EXERCISE REQUIREMENTS
Show, in full, each line of the data that contains "matplotlib".

RAW DATA
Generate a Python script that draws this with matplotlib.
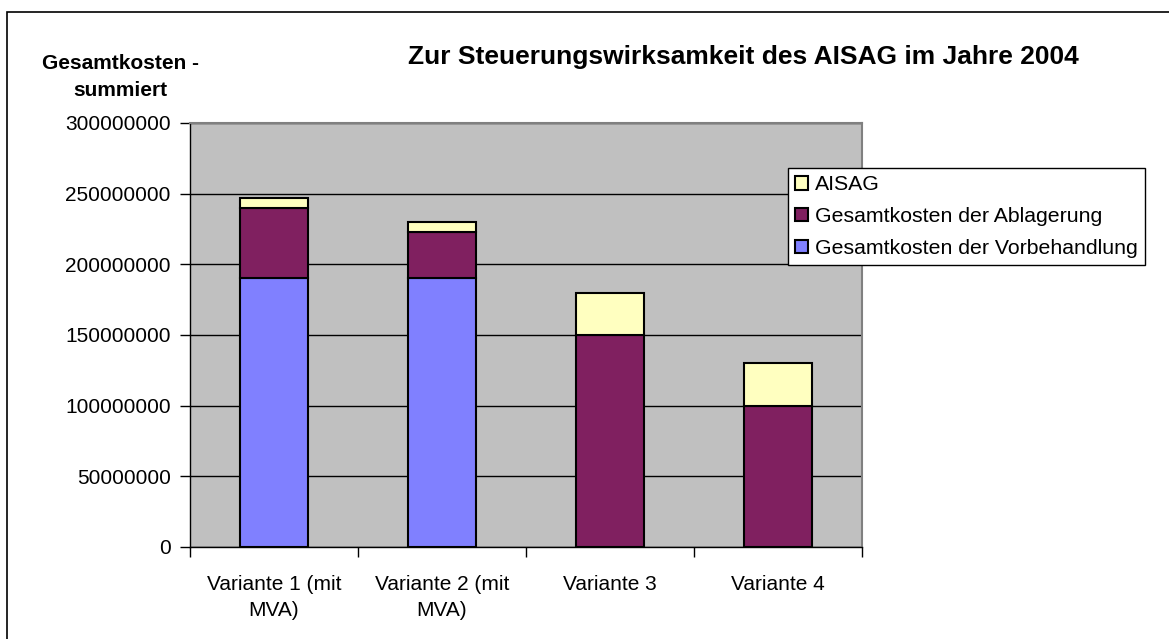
import numpy as np
import matplotlib
matplotlib.use("Agg")
import matplotlib.pyplot as plt
from matplotlib.patches import Rectangle

plt.rcParams["font.family"] = ["Liberation Sans", "DejaVu Sans"]

# ---------------------------------------------
# Daten
# ---------------------------------------------
varianten = ["Variante 1 (mit\nMVA)", "Variante 2 (mit\nMVA)", "Variante 3", "Variante 4"]
vorbehandlung = [190000000, 190000000, 0, 0]
ablagerung = [50000000, 33000000, 150000000, 100000000]
aisag = [7000000, 7000000, 30000000, 30000000]
y_ticks = [0, 50000000, 100000000, 150000000, 200000000, 250000000, 300000000]

W, H = 1169, 639
fig = plt.figure(figsize=(W / 100, H / 100), dpi=100)
fig.patch.set_facecolor("white")

# Außenrahmen (rechts/unten abgeschnitten)
fig.patches.append(Rectangle((7 / W, -0.05), 1.2, 1 - 12 / H + 0.05,
                             transform=fig.transFigure, fill=False,
                             edgecolor="black", linewidth=1.2))

ax = fig.add_axes([190 / W, 1 - 547 / H, (862 - 190) / W, (547 - 123) / H])
ax.set_facecolor("#C0C0C0")

x = np.arange(len(varianten))
breite = 0.4
ec = dict(edgecolor="black", linewidth=1.5)
b1 = ax.bar(x, vorbehandlung, breite, color="#8080FF", label="Gesamtkosten der Vorbehandlung", zorder=3, **ec)
b2 = ax.bar(x, ablagerung, breite, bottom=vorbehandlung, color="#802060",
            label="Gesamtkosten der Ablagerung", zorder=3, **ec)
unten = np.array(vorbehandlung) + np.array(ablagerung)
b3 = ax.bar(x, aisag, breite, bottom=unten, color="#FFFFC0", label="AISAG", zorder=3, **ec)

ax.set_xlim(-0.5, len(varianten) - 0.5)
ax.set_ylim(0, 300000000)
ax.set_yticks(y_ticks)
ax.set_yticklabels([str(v) for v in y_ticks], fontsize=15)
ax.yaxis.grid(True, color="black", linewidth=1, zorder=1)
ax.set_axisbelow(True)

ax.set_xticks(x)
ax.set_xticklabels(varianten, fontsize=15, linespacing=1.45)
ax.tick_params(axis="x", which="major", length=0, pad=20)
ax.set_xticks(np.arange(len(varianten) + 1) - 0.5, minor=True)
ax.tick_params(axis="x", which="minor", length=7, width=1, direction="out")
ax.tick_params(axis="y", length=7, width=1, direction="out", pad=7)

for s in ["top", "right"]:
    ax.spines[s].set_color("#808080")
    ax.spines[s].set_linewidth(1.5)
for s in ["left", "bottom"]:
    ax.spines[s].set_color("black")
    ax.spines[s].set_linewidth(1)

fig.text(743 / W, 1 - 57 / H, "Zur Steuerungswirksamkeit des AISAG im Jahre 2004",
         fontsize=19, fontweight="bold", ha="center", va="center")
fig.text(120 / W, 1 - 77 / H, "Gesamtkosten -\nsummiert",
         fontsize=15, fontweight="bold", ha="center", va="center", linespacing=1.55)

leg = fig.legend([b3, b2, b1], ["AISAG", "Gesamtkosten der Ablagerung", "Gesamtkosten der Vorbehandlung"],
                 loc="upper left", bbox_to_anchor=(788 / W, 1 - 168 / H),
                 fontsize=15.3, frameon=True, fancybox=False, framealpha=1,
                 edgecolor="black", handlelength=0.6, handleheight=0.6,
                 handletextpad=0.3, borderpad=0.35, labelspacing=0.6, borderaxespad=0)
leg.get_frame().set_linewidth(1)
leg.set_zorder(10)

fig.savefig("out.png", dpi=100)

SOLUTION TO THE PROBLEM
Generate a Python script that draws this with matplotlib.
import matplotlib
matplotlib.use("Agg")
import matplotlib.pyplot as plt
from matplotlib.patches import Rectangle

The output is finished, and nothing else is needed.